Spike
- Cover of Australian release
- Author: Loretta Castellarin Ken Roberts
- Genre: Problem novel
- Published: December 1988
- Publisher: James Lorimer & Company
- Publication place: Canada
- Pages: 116

= Spike (novel) =

Book based on Degrassi Junior High

Spike is a novel based on the Canadian television series Degrassi Junior High. It was published by James Lorimer & Company in December 1988 as part of a series of novels focusing on individual characters from the show. The novel centres around Christine "Spike" Nelson, who deals with teenage pregnancy and motherhood and its effects on her social life. The book expands upon the storylines of several key episodes about the character.

== Synopsis ==
The novel, written in first-person, loosely follows the storyline of Christine "Spike" Nelson, a punk-dressed student at Degrassi Junior High School. Spike begins to date Shane McKay, a "kind of well-scrubbed" boy who she meets at a soccer game. Their relationship culminates in a sexual encounter at a party held by their classmate Lucy Fernandez, which results in Spike having an unplanned pregnancy. As her pregnancy progresses, her relationship with Shane deteriorates, due to his succumbing to peer pressure and his conservative parents who don't want him to be involved. Spike's classmates eventually become accustomed to her pregnancy.

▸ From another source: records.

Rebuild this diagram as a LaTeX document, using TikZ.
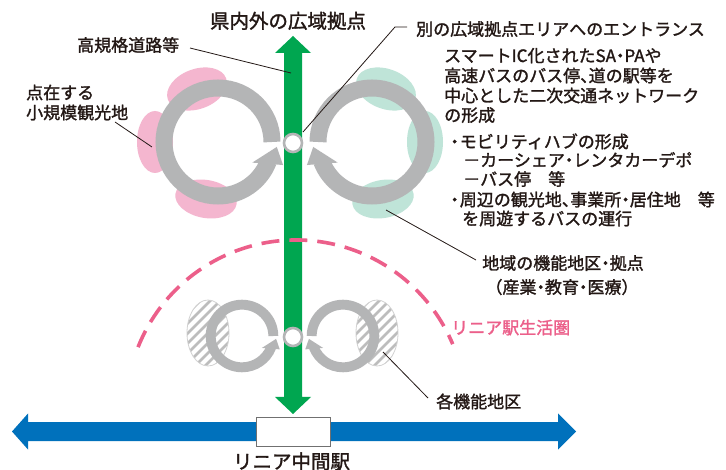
\documentclass[tikz,border=0pt]{standalone}
\usepackage{fontspec}
\newfontfamily\jpfont{Noto Sans CJK JP}[FakeBold=1.5]
\usetikzlibrary{calc}
\definecolor{txtc}{HTML}{231815}
\definecolor{greenc}{HTML}{00A650}
\definecolor{bluec}{HTML}{0071BC}
\definecolor{ringc}{HTML}{B4B5B6}
\definecolor{pinkblob}{HTML}{F4B6CF}
\definecolor{tealblob}{HTML}{BFE4D8}
\definecolor{pinkline}{HTML}{EC5F8A}
\definecolor{hatchc}{HTML}{BDBDBD}
\definecolor{hatchedge}{HTML}{D2D2D2}
\definecolor{boxedge}{HTML}{707070}
\newcommand{\ringshape}[1]{%
  \draw[ringc, line width=#1] (0:54) arc[start angle=0, end angle=-339, radius=54];
  \fill[ringc] (31:40) -- (19.5:69) -- (4.8:59) -- cycle;
}
\newcommand{\nkt}{\kern-0.25em・\kern-0.25em}
\newcommand{\bul}{・\kern-0.2em}
\newcommand{\tou}{、\kern-0.5em}
\begin{document}
\begin{tikzpicture}[x=1pt,y=-1pt,
  lbl/.style={font=\jpfont\fontsize{17}{19}\selectfont, text=txtc, inner sep=0pt, text height=15pt, text depth=2pt},
  big/.style={font=\jpfont\fontsize{19.5}{22}\selectfont, text=txtc, inner sep=0pt, text height=17pt, text depth=2.5pt},
  leader/.style={draw=txtc, line width=0.8pt},
  hub/.style={circle, draw=ringc, line width=2.6pt, fill=white, minimum size=18pt, inner sep=0pt},
  stationbox/.style={draw=boxedge, line width=1.5pt, fill=white, minimum width=74pt, minimum height=29pt, inner sep=0pt}
]
\useasboundingbox (0,0) rectangle (726,470);
\fill[white] (0,0) rectangle (726,470);

% blobs around upper rings
\fill[pinkblob, shift={(197,89)}, rotate=20] (0,0) ellipse [x radius=31, y radius=20];
\fill[pinkblob, shift={(155,142)}] (0,0) ellipse [x radius=18, y radius=31];
\fill[pinkblob, shift={(206,199)}, rotate=-10] (0,0) ellipse [x radius=31, y radius=19];
\fill[tealblob, shift={(386,89)}, rotate=-20] (0,0) ellipse [x radius=31, y radius=20];
\fill[tealblob, shift={(425,142)}] (0,0) ellipse [x radius=18, y radius=31];
\fill[tealblob, shift={(383,199)}, rotate=10] (0,0) ellipse [x radius=31, y radius=19];

% hatched areas around lower rings
\foreach \cx in {208,377}{
  \begin{scope}
    \clip (\cx,333) ellipse [x radius=21, y radius=33];
    \fill[white] (\cx-25,295) rectangle (\cx+25,370);
    \foreach \k in {-70,-60,...,70}
      \draw[hatchc, line width=2.6pt] (\cx+\k-45,333+45) -- (\cx+\k+45,333-45);
  \end{scope}
  \draw[hatchedge, line width=0.8pt] (\cx,333) ellipse [x radius=21, y radius=33];
}

% green vertical arrow
\fill[greenc] (284,53) -- (275,53) -- (293,36) -- (311,53) -- (302,53) -- (302,397)
  -- (311,397) -- (293,414) -- (275,397) -- (284,397) -- cycle;

% blue horizontal arrow
\fill[bluec] (28,422) -- (28,413.5) -- (12,431.5) -- (28,449.5) -- (28,441) -- (558,441)
  -- (558,449.5) -- (576,431.5) -- (558,413.5) -- (558,422) -- cycle;

% rings
\begin{scope}[shift={(218,142)}] \ringshape{17pt} \end{scope}
\begin{scope}[shift={(372,142)}, xscale=-1] \ringshape{17pt} \end{scope}
\begin{scope}[shift={(242,336)}, scale=0.58] \ringshape{9.9pt} \end{scope}
\begin{scope}[shift={(343,336)}, xscale=-0.58, yscale=0.58] \ringshape{9.9pt} \end{scope}

% hubs
\node[hub] (hubA) at (293,143) {};
\node[hub] (hubB) at (293,337) {};

% dashed living-area arc
\draw[pinkline, line width=3.6pt, dash pattern=on 18pt off 10pt]
  (296,410) ++(-158.3:170) arc[start angle=-158.3, end angle=-22.8, radius=170];

% station
\node[stationbox] (station) at (293.5,432) {};
\node[big] (stationlbl) at (291.5,461.5) {リニア中間駅};

% texts
\node[big] (title) at (288,21) {県内外の広域拠点};
\node[lbl, anchor=west] (kou) at (77,45) {高規格道路等};
\node[lbl, anchor=west] (ten1) at (26,92.5) {点在する};
\node[lbl, anchor=west] (ten2) at (26,112.5) {小規模観光地};
\node[lbl, anchor=west] (ent) at (416,29) {別の広域拠点エリアへのエントランス};
\node[lbl, anchor=west] (d1) at (444,55.5) {スマートIC化されたSA\nkt PAや};
\node[lbl, anchor=west] (d2) at (444,75.5) {高速バスのバス停\tou 道の駅等を};
\node[lbl, anchor=west] (d3) at (444,95.5) {中心とした二次交通ネットワーク};
\node[lbl, anchor=west] (d4) at (444,115) {の形成};
\node[lbl, anchor=west] (d5) at (446,141.5) {\bul モビリティハブの形成};
\node[lbl, anchor=west] (d6) at (463,160) {－カーシェア\nkt レンタカーデポ};
\node[lbl, anchor=west] (d7) at (463,179) {－バス停　等};
\node[lbl, anchor=west] (d8) at (446,199.5) {\bul 周辺の観光地\tou 事業所\nkt 居住地　等};
\node[lbl, anchor=west] (d9) at (462,218.5) {を周遊するバスの運行};
\node[lbl] (func1) at (563,263) {地域の機能地区\nkt 拠点};
\node[lbl] (func2) at (562,287) {\kern-0.4em（産業\nkt 教育\nkt 医療）\kern-0.4em};
\node[lbl, anchor=west, text=pinkline] (seik) at (451,327.5) {リニア駅生活圏};
\node[lbl, anchor=west] (kaku) at (436,401.5) {各機能地区};

% leader lines
\coordinate (kouA) at (190,48);   \coordinate (kouB) at (291,73);
\coordinate (tenA) at (115,122);  \coordinate (tenB) at (152,147);
\coordinate (entA) at (407,27);   \coordinate (entM) at (395,27);  \coordinate (entB) at (303,132);
\coordinate (funA) at (476,260);  \coordinate (funB) at (386,210);
\coordinate (kakA) at (428,398);  \coordinate (kakB) at (383,352);
\draw[leader] (kouA) -- (kouB);
\draw[leader] (tenA) -- (tenB);
\draw[leader] (entA) -- (entM) -- (entB);
\draw[leader] (funA) -- (funB);
\draw[leader] (kakA) -- (kakB);
\end{tikzpicture}
\end{document}
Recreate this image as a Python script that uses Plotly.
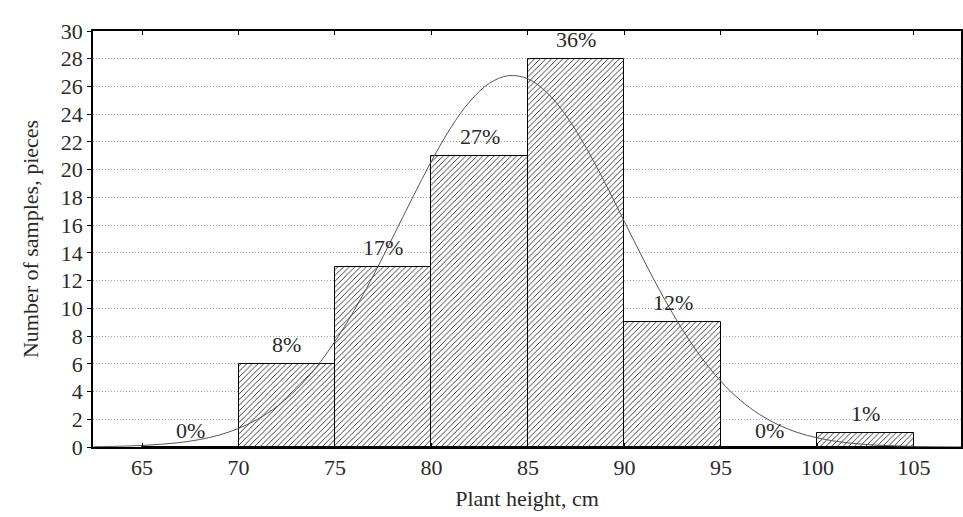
import plotly.graph_objects as go

# Histogram bins (class centers, cm) and counts
bin_centers = [67.5, 72.5, 77.5, 82.5, 87.5, 92.5, 97.5, 102.5]
counts = [0, 6, 13, 21, 28, 9, 0, 1]
pct_labels = ["0%", "8%", "17%", "27%", "36%", "12%", "0%", "1%"]

# Fitted normal curve
curve_x = [62.5, 63, 64, 65, 66, 67, 68, 69, 70, 71, 72, 73, 74, 75, 76, 77, 78, 79, 80,
           81, 82, 83, 84, 85, 86, 87, 88, 89, 90, 91, 92, 93, 94, 95, 96, 97, 98,
           99, 100, 101, 102, 103, 104, 105, 106, 107, 107.5]
curve_y = [0.02, 0.03, 0.06, 0.11, 0.20, 0.33, 0.54, 0.86, 1.34, 2.01, 2.93, 4.15, 5.71,
           7.62, 9.86, 12.40, 15.14, 17.93, 20.62, 23.02, 24.94, 26.23, 26.78, 26.55,
           25.54, 23.85, 21.62, 19.03, 16.25, 13.48, 10.85, 8.48, 6.43, 4.73, 3.38,
           2.35, 1.58, 1.03, 0.66, 0.40, 0.24, 0.14, 0.08, 0.04, 0.02, 0.01, 0.01]

x_ticks = [65, 70, 75, 80, 85, 90, 95, 100, 105]
y_ticks = list(range(0, 31, 2))

FONT = "Liberation Serif"
TXT = "#2a2a2a"

fig = go.Figure()
fig.add_trace(go.Bar(
    x=bin_centers, y=counts, width=5,
    marker=dict(color="white",
                line=dict(color="black", width=1),
                pattern=dict(shape="/", size=4.0, solidity=0.22,
                             fgcolor="#222222", bgcolor="white", fillmode="replace")),
    showlegend=False, hoverinfo="skip",
))
fig.add_trace(go.Scatter(
    x=curve_x, y=curve_y, mode="lines",
    line=dict(color="#555555", width=1, shape="spline"),
    showlegend=False, hoverinfo="skip",
))

for xc, c, t in zip(bin_centers, counts, pct_labels):
    fig.add_annotation(x=xc, y=c, text=t, showarrow=False,
                       yanchor="bottom", yshift=5 if c > 0 else 2,
                       font=dict(family=FONT, size=22, color=TXT))

fig.update_layout(
    width=963, height=517,
    margin=dict(l=93, r=2, t=31, b=70),
    paper_bgcolor="white", plot_bgcolor="white",
    font=dict(family=FONT, size=22, color=TXT),
    bargap=0,
)
fig.update_xaxes(
    range=[62.46, 107.44], tickvals=x_ticks, ticks="inside", ticklen=4,
    tickcolor="black", showline=True, linecolor="black", linewidth=1.5,
    mirror="ticks", showgrid=False, zeroline=False, automargin=False,
    tickfont=dict(family=FONT, size=22, color=TXT),
    title=dict(text="Plant height, cm", font=dict(family=FONT, size=22, color=TXT), standoff=11),
)
fig.update_yaxes(
    range=[0, 30], tickvals=y_ticks, ticks="outside", ticklen=4,
    tickcolor="black", showline=True, linecolor="black", linewidth=1.5,
    mirror="ticks", showgrid=True, gridcolor="#a5a5a5", griddash="1px,2px", gridwidth=1,
    zeroline=False, automargin=False,
    tickfont=dict(family=FONT, size=22, color=TXT),
    title=dict(text="Number of samples, pieces", font=dict(family=FONT, size=22, color=TXT), standoff=16),
)

fig.write_html("out.html",
               config={"displayModeBar": False},
               post_script="document.body.style.margin='0px';document.body.style.overflow='hidden';")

As Spike begins to show, a three hundred-signature petition emerges, calling for her removal from the school. School administrator Doris Bell advises Spike to try and get a lawyer, as the school board may be unauthorized to remove her per the Education Act. The petition succeeds and she is forced to continue her studies at home. Her mother later proves to be unwilling to support her daughter, lashing out at her when she decides to keep the baby rather than put it up for adoption.

== Development ==
Co-author Loretta Castellarin contributed to the development of the character of Spike by having done extensive research on teenage pregnancy, including statistics and interviewing teenage mothers about their experiences. Castellarin, with help from Ken Roberts, took various scripts from the television series and expanded upon them for the novel.

== Reception ==
The novel received positive reviews upon its release and retrospectively. It was praised for its structure, characters and message; Bronwyn Weaver noted that the novel relied heavily on "character self-reflection". Bob Remington, writing in the Brandon Sun, said: "The book gives a sensitive rendering of sex and the trauma of teen pregnancy." In addition, Remington said that like the TV show, the book "relates the issue without moralizing". Author Kristin Butcher also praised the novel's 2006 reissue, calling it "exceptional" and singling out the credibility of its characters and its plot, but pointed out various typos, which she felt was jarring to the pace of the text.

== Promotion ==
To promote the book, actress Amanda Stepto and co-author Loretta Castellarin embarked on a nationwide publicity tour after the show's final day of filming in December 1988 and into the following year, making appearances at various public libraries and shopping malls to discuss the book and answer questions.